## Given task
Starting at the top of the listing, extract every line up to and including the one with "const sourceText = '来源：第一财经研究院';". Pictures stay out of the copy.

## Provided data
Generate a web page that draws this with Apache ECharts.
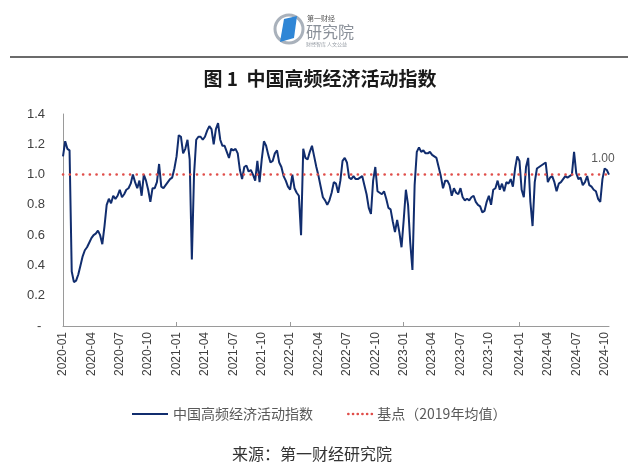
<!DOCTYPE html>
<html>
<head>
<meta charset="utf-8">
<script src="https://cdn.jsdelivr.net/npm/echarts@6/dist/echarts.min.js"></script>
<style>
html,body{margin:0;padding:0;background:#fff;}
#chart{width:640px;height:475px;}
</style>
</head>
<body>
<div id="chart"></div>
<script>
// weekly index values (first week 2020-01-05)
const startWeek = '2020-01-05';
const idx2020 = [1.12,1.22,1.17,1.16,0.36,0.29,0.30,0.34,0.40,0.46,
  0.50,0.52,0.55,0.58,0.60,0.61,0.63,0.60,0.54,0.66,
  0.80,0.84,0.81,0.86,0.84,0.86,0.90,0.85,0.87,0.90,
  0.91,0.94,1.00,0.95,0.91,0.96,0.86,1.00,0.96,0.90,
  0.82,0.91,0.91,0.95,1.07,0.92,0.91,0.93,0.95,0.97,
  0.98,1.04];
const idx2021 = [1.12,1.26,1.25,1.14,1.17,1.23,1.10,0.44,
  1.00,1.23,1.25,1.25,1.23,1.25,1.29,1.32,1.30,1.20,
  1.30,1.34,1.23,1.19,1.19,1.15,1.11,1.17,1.16,1.17,
  1.14,1.03,0.97,1.05,1.06,1.02,1.03,1.00,0.96,1.09,
  0.95,1.10,1.22,1.19,1.13,1.08,1.09,1.14,1.16,1.08,
  1.05,0.99,0.96,0.92];
const idx2022 = [0.90,1.00,0.91,0.88,0.86,0.60,
  1.17,1.11,1.10,1.15,1.19,1.12,1.05,0.99,0.92,0.85,
  0.83,0.80,0.83,0.88,0.95,0.94,0.88,0.96,1.09,1.11,
  1.08,0.98,0.97,0.99,0.97,0.97,0.98,0.99,0.93,0.87,
  0.78,0.74,0.96,1.05,0.89,0.88,0.87,0.89,0.84,0.78,
  0.77,0.69,0.62,0.70,0.62,0.52];
const idx2023 = [0.70,0.90,0.80,0.55,
  0.37,0.93,1.15,1.18,1.15,1.16,1.14,1.14,1.15,1.13,
  1.12,1.11,1.05,0.99,0.91,0.96,0.96,0.93,0.86,0.91,
  0.88,0.87,0.91,0.85,0.83,0.84,0.83,0.85,0.86,0.82,
  0.80,0.79,0.75,0.76,0.82,0.86,0.80,0.90,0.91,0.96,
  0.90,0.94,0.89,0.95,0.94,0.97,0.92,1.04,1.12];
const idx2024 = [1.09,
  0.90,0.85,1.05,1.11,0.82,0.66,0.95,1.04,1.05,1.06,
  1.07,1.08,0.95,0.98,0.99,0.95,0.89,0.94,0.95,0.97,
  0.99,0.98,0.99,1.00,1.15,1.01,0.97,0.98,0.93,0.95,
  0.99,0.93,0.92,0.90,0.89,0.84,0.82,0.97,1.04,1.03,1.00];
const baseValue = 1.0; // 2019 average
const yMin = 0, yMax = 1.4, yStep = 0.2;

const seriesName = '中国高频经济活动指数';
const baseName = '基点（2019年均值）';
const titleText = '图 1  中国高频经济活动指数';
const sourceText = '来源：第一财经研究院';

const indexValues = [].concat(idx2020, idx2021, idx2022, idx2023, idx2024);
const weekDates = [];
(function(){
  const t0 = Date.parse(startWeek + 'T00:00:00Z');
  for (let i = 0; i < indexValues.length; i++) {
    const d = new Date(t0 + i * 7 * 86400000);
    const m = String(d.getUTCMonth() + 1).padStart(2, '0');
    const dd = String(d.getUTCDate()).padStart(2, '0');
    weekDates.push(d.getUTCFullYear() + '-' + m + '-' + dd);
  }
})();
const lastIdx = indexValues.length - 1;

const navy = '#112d6e';
const red = '#e04e4a';
const dotStyle = {color: red, width: 2.6, type: [0.1, 6.6], cap: 'round'};

const chart = echarts.init(document.getElementById('chart'), null, {renderer: 'canvas'});
chart.setOption({
  animation: false,
  backgroundColor: '#fff',
  title: {
    text: titleText, left: 'center', top: 64,
    textStyle: {fontFamily: 'Noto Sans CJK SC', fontSize: 19, fontWeight: 'bold', color: '#1a1a1a'}
  },
  grid: {left: 63, right: 31, top: 114, bottom: 149, containLabel: false},
  legend: [
    {data: [seriesName], left: 126, top: 402, itemWidth: 36, itemHeight: 12,
     itemStyle: {opacity: 0},
     textStyle: {fontFamily: 'Noto Sans CJK SC', fontSize: 14, color: '#595959'}, selectedMode: false},
    {data: [baseName], left: 342, top: 402, itemWidth: 24, itemHeight: 12,
     itemStyle: {opacity: 0},
     lineStyle: {type: [0.1, 4.6], cap: 'round', width: 2.6},
     textStyle: {fontFamily: 'Noto Sans CJK SC', fontSize: 14, color: '#595959'}, selectedMode: false}
  ],
  xAxis: {
    type: 'category', data: weekDates, boundaryGap: false,
    axisLine: {lineStyle: {color: '#9a9a9a', width: 1}},
    axisTick: {show: true, inside: true, length: 4, lineStyle: {color: '#9a9a9a'},
      interval: function (i, v) { return i > 0 && v.slice(5, 7) === '01' && weekDates[i - 1].slice(5, 7) === '12'; }},
    axisLabel: {
      rotate: 90, margin: 6, fontSize: 12, color: '#404040', fontFamily: 'Liberation Sans',
      interval: function (i, v) {
        if (i === 0) return true;
        const m = +v.slice(5, 7), pm = +weekDates[i - 1].slice(5, 7);
        return m !== pm && m % 3 === 1;
      },
      formatter: function (v) { return v.slice(0, 7); }
    },
    splitLine: {show: false}
  },
  yAxis: {
    type: 'value', min: yMin, max: yMax, interval: yStep,
    axisLine: {show: true, lineStyle: {color: '#9a9a9a', width: 1}},
    axisTick: {show: false},
    splitLine: {show: false},
    axisLabel: {fontSize: 13, color: '#404040', fontFamily: 'Liberation Sans', margin: 18,
      formatter: function (v) { return v === 0 ? '- ' : v.toFixed(1); }}
  },
  series: [
    {
      name: seriesName, type: 'line', data: indexValues, symbol: 'none', z: 3,
      color: navy, lineStyle: {color: navy, width: 2},
      markPoint: {
        symbol: 'circle', symbolSize: 2, itemStyle: {color: 'rgba(0,0,0,0)'},
        data: [{coord: [lastIdx, indexValues[lastIdx]], value: indexValues[lastIdx]}],
        label: {show: true, position: 'top', distance: 9, offset: [-6, 0], fontSize: 12,
          fontFamily: 'Liberation Sans', color: '#595959',
          formatter: function (p) { return Number(p.value).toFixed(2); }}
      }
    },
    {
      name: baseName, type: 'line', data: [], symbol: 'none', z: 4,
      color: red, lineStyle: dotStyle,
      markLine: {
        silent: true, symbol: ['none', 'none'], label: {show: false},
        lineStyle: dotStyle, emphasis: {disabled: true},
        data: [{yAxis: baseValue}]
      }
    }
  ],
  graphic: [
    {type: 'line', shape: {x1: 10, y1: 57, x2: 628, y2: 57}, style: {stroke: '#3a3a3a', lineWidth: 1.5}},
    {type: 'circle', shape: {cx: 289, cy: 29, r: 14}, style: {fill: '#fff', stroke: '#a9b1bb', lineWidth: 3}},
    {type: 'polygon', shape: {points: [[284, 19], [297, 16], [294, 38], [280, 42]]}, style: {fill: '#2f86d6'}},
    {type: 'text', left: 307, top: 15, style: {text: '第一财经', fontSize: 7, fill: '#555', fontFamily: 'Noto Sans CJK SC'}},
    {type: 'text', left: 306, top: 24, style: {text: '研究院', fontSize: 16, fill: '#8a9099', fontFamily: 'Noto Sans CJK SC'}},
    {type: 'text', left: 306, top: 42, style: {text: '财经智库 人文公益', fontSize: 5, fill: '#9aa0a8', fontFamily: 'Noto Sans CJK SC'}},
    {type: 'text', left: 232, top: 446, style: {text: sourceText, fontSize: 16, fill: '#333', fontFamily: 'Noto Sans CJK SC'}}
  ]
});
</script>
</body>
</html>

## Answer to the exercise
Generate a web page that draws this with Apache ECharts.
<!DOCTYPE html>
<html>
<head>
<meta charset="utf-8">
<script src="https://cdn.jsdelivr.net/npm/echarts@6/dist/echarts.min.js"></script>
<style>
html,body{margin:0;padding:0;background:#fff;}
#chart{width:640px;height:475px;}
</style>
</head>
<body>
<div id="chart"></div>
<script>
// weekly index values (first week 2020-01-05)
const startWeek = '2020-01-05';
const idx2020 = [1.12,1.22,1.17,1.16,0.36,0.29,0.30,0.34,0.40,0.46,
  0.50,0.52,0.55,0.58,0.60,0.61,0.63,0.60,0.54,0.66,
  0.80,0.84,0.81,0.86,0.84,0.86,0.90,0.85,0.87,0.90,
  0.91,0.94,1.00,0.95,0.91,0.96,0.86,1.00,0.96,0.90,
  0.82,0.91,0.91,0.95,1.07,0.92,0.91,0.93,0.95,0.97,
  0.98,1.04];
const idx2021 = [1.12,1.26,1.25,1.14,1.17,1.23,1.10,0.44,
  1.00,1.23,1.25,1.25,1.23,1.25,1.29,1.32,1.30,1.20,
  1.30,1.34,1.23,1.19,1.19,1.15,1.11,1.17,1.16,1.17,
  1.14,1.03,0.97,1.05,1.06,1.02,1.03,1.00,0.96,1.09,
  0.95,1.10,1.22,1.19,1.13,1.08,1.09,1.14,1.16,1.08,
  1.05,0.99,0.96,0.92];
const idx2022 = [0.90,1.00,0.91,0.88,0.86,0.60,
  1.17,1.11,1.10,1.15,1.19,1.12,1.05,0.99,0.92,0.85,
  0.83,0.80,0.83,0.88,0.95,0.94,0.88,0.96,1.09,1.11,
  1.08,0.98,0.97,0.99,0.97,0.97,0.98,0.99,0.93,0.87,
  0.78,0.74,0.96,1.05,0.89,0.88,0.87,0.89,0.84,0.78,
  0.77,0.69,0.62,0.70,0.62,0.52];
const idx2023 = [0.70,0.90,0.80,0.55,
  0.37,0.93,1.15,1.18,1.15,1.16,1.14,1.14,1.15,1.13,
  1.12,1.11,1.05,0.99,0.91,0.96,0.96,0.93,0.86,0.91,
  0.88,0.87,0.91,0.85,0.83,0.84,0.83,0.85,0.86,0.82,
  0.80,0.79,0.75,0.76,0.82,0.86,0.80,0.90,0.91,0.96,
  0.90,0.94,0.89,0.95,0.94,0.97,0.92,1.04,1.12];
const idx2024 = [1.09,
  0.90,0.85,1.05,1.11,0.82,0.66,0.95,1.04,1.05,1.06,
  1.07,1.08,0.95,0.98,0.99,0.95,0.89,0.94,0.95,0.97,
  0.99,0.98,0.99,1.00,1.15,1.01,0.97,0.98,0.93,0.95,
  0.99,0.93,0.92,0.90,0.89,0.84,0.82,0.97,1.04,1.03,1.00];
const baseValue = 1.0; // 2019 average
const yMin = 0, yMax = 1.4, yStep = 0.2;

const seriesName = '中国高频经济活动指数';
const baseName = '基点（2019年均值）';
const titleText = '图 1  中国高频经济活动指数';
const sourceText = '来源：第一财经研究院';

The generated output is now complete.